YOUR INSTRUCTIONS: Leave out the images; return the rest of the data exactly.

PROVIDED DATA:
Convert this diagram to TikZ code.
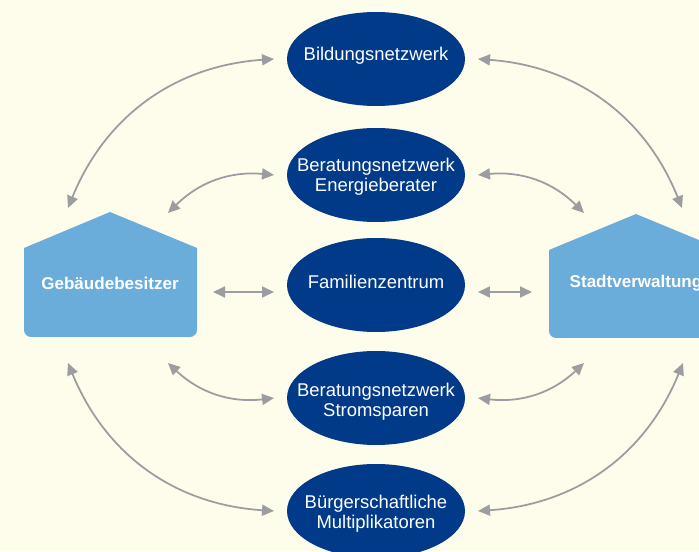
\documentclass[tikz,border=0pt]{standalone}
\usepackage{fontspec}
\setmainfont{Liberation Sans}
\usetikzlibrary{shapes.geometric, positioning, arrows.meta}

\definecolor{cream}{HTML}{FEFCEA}
\definecolor{darkblue}{HTML}{003A89}
\definecolor{houseblue}{HTML}{6AADDB}
\definecolor{arrowgray}{HTML}{9C9DA0}

\begin{document}
\begin{tikzpicture}[
    x=0.02cm, y=0.02cm,
    partner/.style={
        ellipse,
        fill=darkblue,
        minimum width=3.56cm,
        minimum height=1.88cm,
        inner sep=0pt,
        outer sep=0.26cm
    },
    partnertext/.style={
        text=white,
        align=center,
        inner sep=0pt,
        font=\fontsize{10.5}{11.6}\selectfont
    },
    house/.style={
        fill=houseblue
    },
    housetext/.style={
        text=white,
        font=\fontsize{9.7}{11}\selectfont\bfseries
    },
    link/.style={
        {Triangle[length=2.4mm,width=2.2mm]}-{Triangle[length=2.4mm,width=2.2mm]},
        draw=arrowgray,
        line width=1pt
    }
]

\useasboundingbox (0,0) rectangle (699,551);
\clip (0,0) rectangle (699,551);

% Background
\fill[cream] (0,0) rectangle (699,551);

% ========== HOUSES ==========

% Gebaeudebesitzer (left)
\fill[house] (24,259) -- (24,303) -- (110,339) -- (197,303) -- (197,259)
    [rounded corners=4] -- (197,214) -- (24,214) -- (24,259);
\node[housetext] (owner) at (110,268) {Gebäudebesitzer};

% Stadtverwaltung (right)
\fill[house] (549,259) -- (549,301) -- (636,337) -- (723,301) -- (723,259)
    [rounded corners=4] -- (723,213) -- (549,213) -- (549,259);
\node[housetext] (city) at (636,268) {Stadtverwaltung};

% ========== PARTNERS ==========

\node[partner] (bildung) at (376,492) {};
\node[partner] (energie) at (376,376) {};
\node[partner] (familie) at (376,266) {};
\node[partner] (strom) at (376,153) {};
\node[partner] (buerger) at (376,40) {};

\node[partnertext] (bildung-t) at (376,495) {Bildungsnetzwerk};
\node[partnertext] (energie-t) at (376,374) {Beratungsnetzwerk\\Energieberater};
\node[partnertext] (familie-t) at (376,269) {Familienzentrum};
\node[partnertext] (strom-t) at (376,149) {Beratungsnetzwerk\\Stromsparen};
\node[partnertext] (buerger-t) at (376,37) {Bürgerschaftliche\\Multiplikatoren};

% ========== ARROW ENDS AT THE HOUSES ==========

\coordinate (o1) at (68,343);
\coordinate (o2) at (168,338);
\coordinate (o3) at (213,259);
\coordinate (o4) at (168,188);
\coordinate (o5) at (68,188);

\coordinate (c1) at (682,343);
\coordinate (c2) at (584,338);
\coordinate (c3) at (532,259);
\coordinate (c4) at (584,188);
\coordinate (c5) at (683,188);

% ========== CONNECTIONS - GEBAEUDEBESITZER ==========

\draw[link] (o1) to[bend left=32] (bildung.west);
\draw[link] (o2) to[bend left=25] (energie.west);
\draw[link] (o3) -- (o3 -| familie.west);
\draw[link] (o4) to[bend right=25] (strom.west);
\draw[link] (o5) to[bend right=32] (buerger.west);

% ========== CONNECTIONS - STADTVERWALTUNG ==========

\draw[link] (bildung.east) to[bend left=32] (c1);
\draw[link] (energie.east) to[bend left=25] (c2);
\draw[link] (c3 -| familie.east) -- (c3);
\draw[link] (strom.east) to[bend right=25] (c4);
\draw[link] (buerger.east) to[bend right=32] (c5);

\end{tikzpicture}
\end{document}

COMPLETE OUTPUT:
Convert this diagram to TikZ code.
\documentclass[tikz,border=0pt]{standalone}
\usepackage{fontspec}
\setmainfont{Liberation Sans}
\usetikzlibrary{shapes.geometric, positioning, arrows.meta}

\definecolor{cream}{HTML}{FEFCEA}
\definecolor{darkblue}{HTML}{003A89}
\definecolor{houseblue}{HTML}{6AADDB}
\definecolor{arrowgray}{HTML}{9C9DA0}

\begin{document}
\begin{tikzpicture}[
    x=0.02cm, y=0.02cm,
    partner/.style={
        ellipse,
        fill=darkblue,
        minimum width=3.56cm,
        minimum height=1.88cm,
        inner sep=0pt,
        outer sep=0.26cm
    },
    partnertext/.style={
        text=white,
        align=center,
        inner sep=0pt,
        font=\fontsize{10.5}{11.6}\selectfont
    },
    house/.style={
        fill=houseblue
    },
    housetext/.style={
        text=white,
        font=\fontsize{9.7}{11}\selectfont\bfseries
    },
    link/.style={
        {Triangle[length=2.4mm,width=2.2mm]}-{Triangle[length=2.4mm,width=2.2mm]},
        draw=arrowgray,
        line width=1pt
    }
]

\useasboundingbox (0,0) rectangle (699,551);
\clip (0,0) rectangle (699,551);

% Background
\fill[cream] (0,0) rectangle (699,551);

% ========== HOUSES ==========

% Gebaeudebesitzer (left)
\fill[house] (24,259) -- (24,303) -- (110,339) -- (197,303) -- (197,259)
    [rounded corners=4] -- (197,214) -- (24,214) -- (24,259);
\node[housetext] (owner) at (110,268) {Gebäudebesitzer};

% Stadtverwaltung (right)
\fill[house] (549,259) -- (549,301) -- (636,337) -- (723,301) -- (723,259)
    [rounded corners=4] -- (723,213) -- (549,213) -- (549,259);
\node[housetext] (city) at (636,268) {Stadtverwaltung};

% ========== PARTNERS ==========

\node[partner] (bildung) at (376,492) {};
\node[partner] (energie) at (376,376) {};
\node[partner] (familie) at (376,266) {};
\node[partner] (strom) at (376,153) {};
\node[partner] (buerger) at (376,40) {};

\node[partnertext] (bildung-t) at (376,495) {Bildungsnetzwerk};
\node[partnertext] (energie-t) at (376,374) {Beratungsnetzwerk\\Energieberater};
\node[partnertext] (familie-t) at (376,269) {Familienzentrum};
\node[partnertext] (strom-t) at (376,149) {Beratungsnetzwerk\\Stromsparen};
\node[partnertext] (buerger-t) at (376,37) {Bürgerschaftliche\\Multiplikatoren};

% ========== ARROW ENDS AT THE HOUSES ==========

\coordinate (o1) at (68,343);
\coordinate (o2) at (168,338);
\coordinate (o3) at (213,259);
\coordinate (o4) at (168,188);
\coordinate (o5) at (68,188);

\coordinate (c1) at (682,343);
\coordinate (c2) at (584,338);
\coordinate (c3) at (532,259);
\coordinate (c4) at (584,188);
\coordinate (c5) at (683,188);

% ========== CONNECTIONS - GEBAEUDEBESITZER ==========

\draw[link] (o1) to[bend left=32] (bildung.west);
\draw[link] (o2) to[bend left=25] (energie.west);
\draw[link] (o3) -- (o3 -| familie.west);
\draw[link] (o4) to[bend right=25] (strom.west);
\draw[link] (o5) to[bend right=32] (buerger.west);

% ========== CONNECTIONS - STADTVERWALTUNG ==========

\draw[link] (bildung.east) to[bend left=32] (c1);
\draw[link] (energie.east) to[bend left=25] (c2);
\draw[link] (c3 -| familie.east) -- (c3);
\draw[link] (strom.east) to[bend right=25] (c4);
\draw[link] (buerger.east) to[bend right=32] (c5);

\end{tikzpicture}
\end{document}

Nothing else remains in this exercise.